:: What you should do ::
Start with the line that contains "Rebuild this chart" and end with the line that contains "plt.rcParams['font.family'] = ['Liberation"; retype those lines and the ones between them exactly, without any pictures.

:: Dataset excerpt ::
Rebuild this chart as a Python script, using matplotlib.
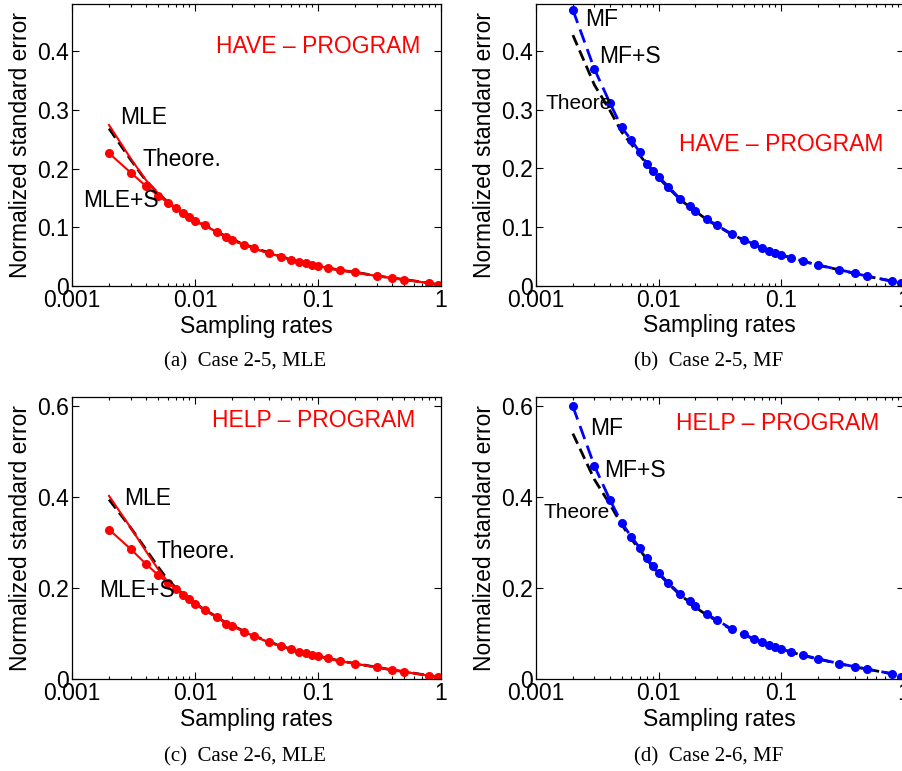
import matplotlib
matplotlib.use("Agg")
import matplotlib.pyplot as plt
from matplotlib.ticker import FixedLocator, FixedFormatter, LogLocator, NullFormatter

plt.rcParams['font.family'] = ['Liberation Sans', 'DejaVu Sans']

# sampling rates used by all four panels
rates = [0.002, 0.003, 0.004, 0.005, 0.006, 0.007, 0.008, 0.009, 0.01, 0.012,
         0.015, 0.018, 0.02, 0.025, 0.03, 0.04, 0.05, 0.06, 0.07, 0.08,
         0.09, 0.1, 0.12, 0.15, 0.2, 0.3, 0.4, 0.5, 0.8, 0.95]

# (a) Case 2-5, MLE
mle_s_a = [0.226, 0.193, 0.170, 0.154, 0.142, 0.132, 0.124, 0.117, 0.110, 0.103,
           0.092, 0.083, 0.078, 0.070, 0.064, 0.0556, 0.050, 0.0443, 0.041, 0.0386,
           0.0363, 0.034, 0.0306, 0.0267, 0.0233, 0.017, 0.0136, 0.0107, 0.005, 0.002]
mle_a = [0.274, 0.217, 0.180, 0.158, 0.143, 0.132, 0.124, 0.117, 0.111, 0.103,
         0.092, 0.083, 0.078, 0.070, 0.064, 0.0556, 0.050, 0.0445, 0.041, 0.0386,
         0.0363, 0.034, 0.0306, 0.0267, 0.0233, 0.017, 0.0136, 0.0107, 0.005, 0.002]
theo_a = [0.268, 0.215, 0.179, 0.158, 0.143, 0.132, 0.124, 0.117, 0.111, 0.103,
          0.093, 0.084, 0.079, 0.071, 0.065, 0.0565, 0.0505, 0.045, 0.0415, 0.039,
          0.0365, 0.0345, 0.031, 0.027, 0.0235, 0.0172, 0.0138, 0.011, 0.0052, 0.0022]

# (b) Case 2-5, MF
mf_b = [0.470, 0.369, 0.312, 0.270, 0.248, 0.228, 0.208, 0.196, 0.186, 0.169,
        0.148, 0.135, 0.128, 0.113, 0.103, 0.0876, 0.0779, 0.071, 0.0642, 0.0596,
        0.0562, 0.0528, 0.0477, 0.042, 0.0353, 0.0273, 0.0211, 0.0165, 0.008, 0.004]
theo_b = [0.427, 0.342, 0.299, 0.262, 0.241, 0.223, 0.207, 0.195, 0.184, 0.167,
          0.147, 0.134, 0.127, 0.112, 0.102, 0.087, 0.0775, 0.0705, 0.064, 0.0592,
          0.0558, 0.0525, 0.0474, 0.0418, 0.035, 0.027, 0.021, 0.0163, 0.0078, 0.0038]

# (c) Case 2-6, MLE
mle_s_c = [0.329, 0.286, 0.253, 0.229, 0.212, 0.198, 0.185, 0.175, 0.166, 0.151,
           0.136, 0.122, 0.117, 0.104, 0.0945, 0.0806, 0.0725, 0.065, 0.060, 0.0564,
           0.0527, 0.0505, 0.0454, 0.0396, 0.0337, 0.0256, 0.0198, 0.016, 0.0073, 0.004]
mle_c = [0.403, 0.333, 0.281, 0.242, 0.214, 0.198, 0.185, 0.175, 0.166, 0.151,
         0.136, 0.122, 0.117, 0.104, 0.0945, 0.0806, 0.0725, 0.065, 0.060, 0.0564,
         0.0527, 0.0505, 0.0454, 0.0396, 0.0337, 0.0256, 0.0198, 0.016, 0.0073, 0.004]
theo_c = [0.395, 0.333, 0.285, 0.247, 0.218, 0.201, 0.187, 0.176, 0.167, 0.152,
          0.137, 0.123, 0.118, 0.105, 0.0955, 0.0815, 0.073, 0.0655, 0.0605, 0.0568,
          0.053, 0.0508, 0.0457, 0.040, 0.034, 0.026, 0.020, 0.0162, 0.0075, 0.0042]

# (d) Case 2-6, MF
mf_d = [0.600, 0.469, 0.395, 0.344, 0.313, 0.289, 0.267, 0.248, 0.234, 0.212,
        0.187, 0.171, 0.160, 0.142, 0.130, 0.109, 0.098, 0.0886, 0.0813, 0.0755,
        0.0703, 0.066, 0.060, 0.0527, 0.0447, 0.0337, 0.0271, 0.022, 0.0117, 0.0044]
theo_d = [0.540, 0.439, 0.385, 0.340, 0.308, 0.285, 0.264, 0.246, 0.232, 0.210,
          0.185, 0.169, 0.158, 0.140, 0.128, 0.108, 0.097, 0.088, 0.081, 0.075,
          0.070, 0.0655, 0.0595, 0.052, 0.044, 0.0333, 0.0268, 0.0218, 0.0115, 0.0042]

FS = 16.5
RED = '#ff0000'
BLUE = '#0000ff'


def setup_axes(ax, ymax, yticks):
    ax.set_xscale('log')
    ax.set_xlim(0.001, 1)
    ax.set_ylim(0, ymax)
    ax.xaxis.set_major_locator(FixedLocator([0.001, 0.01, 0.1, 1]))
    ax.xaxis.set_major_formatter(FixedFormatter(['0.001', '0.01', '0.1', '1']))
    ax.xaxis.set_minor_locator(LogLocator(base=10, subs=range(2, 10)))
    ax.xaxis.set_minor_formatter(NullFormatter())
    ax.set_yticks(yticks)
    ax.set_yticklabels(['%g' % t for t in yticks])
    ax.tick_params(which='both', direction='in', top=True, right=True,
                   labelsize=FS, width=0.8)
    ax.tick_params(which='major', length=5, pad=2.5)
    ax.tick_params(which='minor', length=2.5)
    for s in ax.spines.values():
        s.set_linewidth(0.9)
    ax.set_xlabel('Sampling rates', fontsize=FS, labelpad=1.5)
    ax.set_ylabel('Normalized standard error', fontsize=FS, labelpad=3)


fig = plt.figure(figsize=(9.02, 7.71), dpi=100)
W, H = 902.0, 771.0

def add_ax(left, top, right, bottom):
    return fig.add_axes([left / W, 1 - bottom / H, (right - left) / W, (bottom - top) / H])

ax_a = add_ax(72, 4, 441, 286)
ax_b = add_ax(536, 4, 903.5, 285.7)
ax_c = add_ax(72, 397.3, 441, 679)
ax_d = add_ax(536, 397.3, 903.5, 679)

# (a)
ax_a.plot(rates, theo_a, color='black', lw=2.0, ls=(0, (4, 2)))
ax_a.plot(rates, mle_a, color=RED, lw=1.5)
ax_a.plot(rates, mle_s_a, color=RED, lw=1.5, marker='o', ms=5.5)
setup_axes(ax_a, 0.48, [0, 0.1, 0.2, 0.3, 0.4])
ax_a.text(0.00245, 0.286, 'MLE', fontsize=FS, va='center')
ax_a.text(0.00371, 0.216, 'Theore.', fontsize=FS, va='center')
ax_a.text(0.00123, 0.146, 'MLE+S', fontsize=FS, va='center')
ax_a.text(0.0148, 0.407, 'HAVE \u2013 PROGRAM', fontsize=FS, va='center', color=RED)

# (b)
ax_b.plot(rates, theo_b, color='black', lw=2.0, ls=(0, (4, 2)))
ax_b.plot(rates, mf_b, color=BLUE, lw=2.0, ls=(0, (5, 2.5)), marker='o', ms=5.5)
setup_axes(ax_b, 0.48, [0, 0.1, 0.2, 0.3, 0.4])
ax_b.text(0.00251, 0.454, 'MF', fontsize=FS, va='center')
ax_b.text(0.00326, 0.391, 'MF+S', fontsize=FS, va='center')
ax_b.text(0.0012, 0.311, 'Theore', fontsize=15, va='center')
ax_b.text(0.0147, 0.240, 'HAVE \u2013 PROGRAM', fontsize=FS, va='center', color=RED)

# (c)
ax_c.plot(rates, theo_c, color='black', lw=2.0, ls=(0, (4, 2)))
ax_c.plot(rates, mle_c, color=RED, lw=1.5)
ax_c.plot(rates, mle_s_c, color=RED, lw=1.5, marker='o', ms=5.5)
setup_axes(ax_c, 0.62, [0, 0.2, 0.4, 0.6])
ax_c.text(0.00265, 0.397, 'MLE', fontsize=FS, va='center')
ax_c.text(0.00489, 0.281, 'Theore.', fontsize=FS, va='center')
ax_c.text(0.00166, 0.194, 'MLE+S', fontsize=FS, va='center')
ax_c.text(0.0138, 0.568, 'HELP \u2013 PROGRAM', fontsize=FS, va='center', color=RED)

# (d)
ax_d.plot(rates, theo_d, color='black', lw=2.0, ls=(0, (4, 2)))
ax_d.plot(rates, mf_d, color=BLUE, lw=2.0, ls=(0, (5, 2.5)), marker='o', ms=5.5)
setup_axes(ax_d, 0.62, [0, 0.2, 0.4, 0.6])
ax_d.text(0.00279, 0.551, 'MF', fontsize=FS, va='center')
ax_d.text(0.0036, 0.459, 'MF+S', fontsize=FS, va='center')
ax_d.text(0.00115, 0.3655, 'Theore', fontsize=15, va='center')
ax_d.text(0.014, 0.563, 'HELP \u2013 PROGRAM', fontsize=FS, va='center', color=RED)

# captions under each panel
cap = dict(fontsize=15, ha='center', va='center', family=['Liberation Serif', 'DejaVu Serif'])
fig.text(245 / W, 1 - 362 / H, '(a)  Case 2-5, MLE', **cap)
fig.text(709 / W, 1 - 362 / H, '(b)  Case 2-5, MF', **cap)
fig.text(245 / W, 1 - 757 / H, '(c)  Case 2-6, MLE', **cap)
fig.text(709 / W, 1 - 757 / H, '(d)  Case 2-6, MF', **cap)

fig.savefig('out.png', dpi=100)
...
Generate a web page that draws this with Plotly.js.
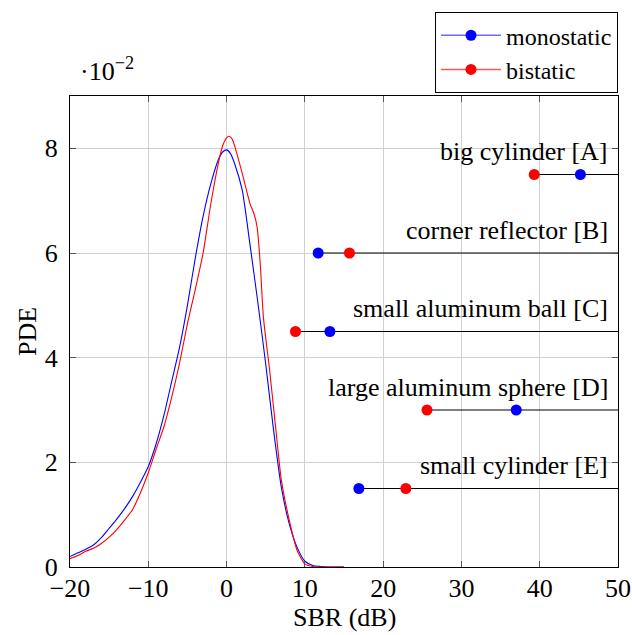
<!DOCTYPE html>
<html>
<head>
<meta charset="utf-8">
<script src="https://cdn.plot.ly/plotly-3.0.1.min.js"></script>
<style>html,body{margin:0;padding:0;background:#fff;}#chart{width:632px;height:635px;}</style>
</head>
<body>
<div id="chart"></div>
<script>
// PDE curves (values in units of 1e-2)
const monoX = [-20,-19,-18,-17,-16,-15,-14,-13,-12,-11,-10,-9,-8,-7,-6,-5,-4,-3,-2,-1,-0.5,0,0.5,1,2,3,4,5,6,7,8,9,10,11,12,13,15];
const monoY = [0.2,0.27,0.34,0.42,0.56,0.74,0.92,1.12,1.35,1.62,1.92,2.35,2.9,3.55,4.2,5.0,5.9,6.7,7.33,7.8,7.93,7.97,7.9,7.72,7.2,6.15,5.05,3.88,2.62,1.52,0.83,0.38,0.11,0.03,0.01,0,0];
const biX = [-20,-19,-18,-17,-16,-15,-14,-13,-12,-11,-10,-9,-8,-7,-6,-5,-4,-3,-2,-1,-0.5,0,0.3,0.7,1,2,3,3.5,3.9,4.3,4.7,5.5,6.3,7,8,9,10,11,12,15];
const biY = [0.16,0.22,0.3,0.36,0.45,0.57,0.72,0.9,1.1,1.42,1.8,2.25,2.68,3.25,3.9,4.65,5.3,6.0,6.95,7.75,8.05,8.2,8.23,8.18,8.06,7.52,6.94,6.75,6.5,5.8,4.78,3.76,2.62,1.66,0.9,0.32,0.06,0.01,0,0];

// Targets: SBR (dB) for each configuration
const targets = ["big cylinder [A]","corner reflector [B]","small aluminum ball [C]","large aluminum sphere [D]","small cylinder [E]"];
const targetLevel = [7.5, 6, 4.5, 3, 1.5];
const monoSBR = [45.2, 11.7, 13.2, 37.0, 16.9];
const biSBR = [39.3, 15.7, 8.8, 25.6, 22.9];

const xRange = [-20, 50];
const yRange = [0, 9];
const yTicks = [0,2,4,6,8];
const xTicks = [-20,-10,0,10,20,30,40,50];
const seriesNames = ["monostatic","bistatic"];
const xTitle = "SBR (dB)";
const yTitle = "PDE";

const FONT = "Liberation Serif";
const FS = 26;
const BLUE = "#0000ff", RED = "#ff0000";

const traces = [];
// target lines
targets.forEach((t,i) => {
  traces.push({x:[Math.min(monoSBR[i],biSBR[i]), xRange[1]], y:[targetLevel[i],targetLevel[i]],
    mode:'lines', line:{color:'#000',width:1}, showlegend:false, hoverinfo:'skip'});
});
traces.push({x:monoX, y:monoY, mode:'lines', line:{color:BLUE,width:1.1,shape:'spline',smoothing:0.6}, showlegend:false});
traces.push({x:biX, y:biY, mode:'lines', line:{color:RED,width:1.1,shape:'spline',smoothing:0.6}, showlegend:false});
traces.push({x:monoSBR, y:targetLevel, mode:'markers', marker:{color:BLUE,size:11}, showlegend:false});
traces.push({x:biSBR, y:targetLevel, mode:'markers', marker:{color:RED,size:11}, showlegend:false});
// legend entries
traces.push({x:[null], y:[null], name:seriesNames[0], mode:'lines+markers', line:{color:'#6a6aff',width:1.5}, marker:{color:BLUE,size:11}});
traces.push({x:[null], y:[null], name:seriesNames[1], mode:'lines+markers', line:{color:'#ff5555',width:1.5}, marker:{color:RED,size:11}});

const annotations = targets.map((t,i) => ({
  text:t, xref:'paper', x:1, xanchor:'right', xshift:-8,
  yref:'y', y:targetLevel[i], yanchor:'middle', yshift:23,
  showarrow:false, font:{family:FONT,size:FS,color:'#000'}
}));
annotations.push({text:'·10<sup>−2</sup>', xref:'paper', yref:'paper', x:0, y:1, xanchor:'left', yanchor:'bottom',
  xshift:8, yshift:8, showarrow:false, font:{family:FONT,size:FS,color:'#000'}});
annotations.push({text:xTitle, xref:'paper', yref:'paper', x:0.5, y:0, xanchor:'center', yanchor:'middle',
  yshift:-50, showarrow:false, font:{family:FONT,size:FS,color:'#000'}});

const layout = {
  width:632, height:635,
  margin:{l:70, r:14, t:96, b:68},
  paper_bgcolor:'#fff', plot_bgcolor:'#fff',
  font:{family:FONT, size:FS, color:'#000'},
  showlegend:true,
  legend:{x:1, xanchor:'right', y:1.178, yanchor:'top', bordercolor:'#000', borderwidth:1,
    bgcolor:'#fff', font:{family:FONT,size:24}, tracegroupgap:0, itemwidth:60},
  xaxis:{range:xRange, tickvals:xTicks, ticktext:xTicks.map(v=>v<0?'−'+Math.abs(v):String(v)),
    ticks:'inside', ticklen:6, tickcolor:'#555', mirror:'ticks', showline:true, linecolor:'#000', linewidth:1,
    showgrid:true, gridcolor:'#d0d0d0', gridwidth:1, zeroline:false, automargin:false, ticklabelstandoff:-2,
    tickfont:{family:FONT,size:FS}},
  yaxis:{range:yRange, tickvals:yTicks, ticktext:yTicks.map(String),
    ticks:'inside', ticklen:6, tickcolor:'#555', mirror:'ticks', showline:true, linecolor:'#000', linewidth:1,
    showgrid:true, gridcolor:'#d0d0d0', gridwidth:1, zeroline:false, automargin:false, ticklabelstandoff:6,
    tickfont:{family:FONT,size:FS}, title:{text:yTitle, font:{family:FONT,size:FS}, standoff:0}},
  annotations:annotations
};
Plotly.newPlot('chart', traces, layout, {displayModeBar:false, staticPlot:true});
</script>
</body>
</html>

:: Solution for this exercise ::
Rebuild this chart as a Python script, using matplotlib.
import matplotlib
matplotlib.use("Agg")
import matplotlib.pyplot as plt
from matplotlib.ticker import FixedLocator, FixedFormatter, LogLocator, NullFormatter

plt.rcParams['font.family'] = ['Liberation Sans', 'DejaVu Sans']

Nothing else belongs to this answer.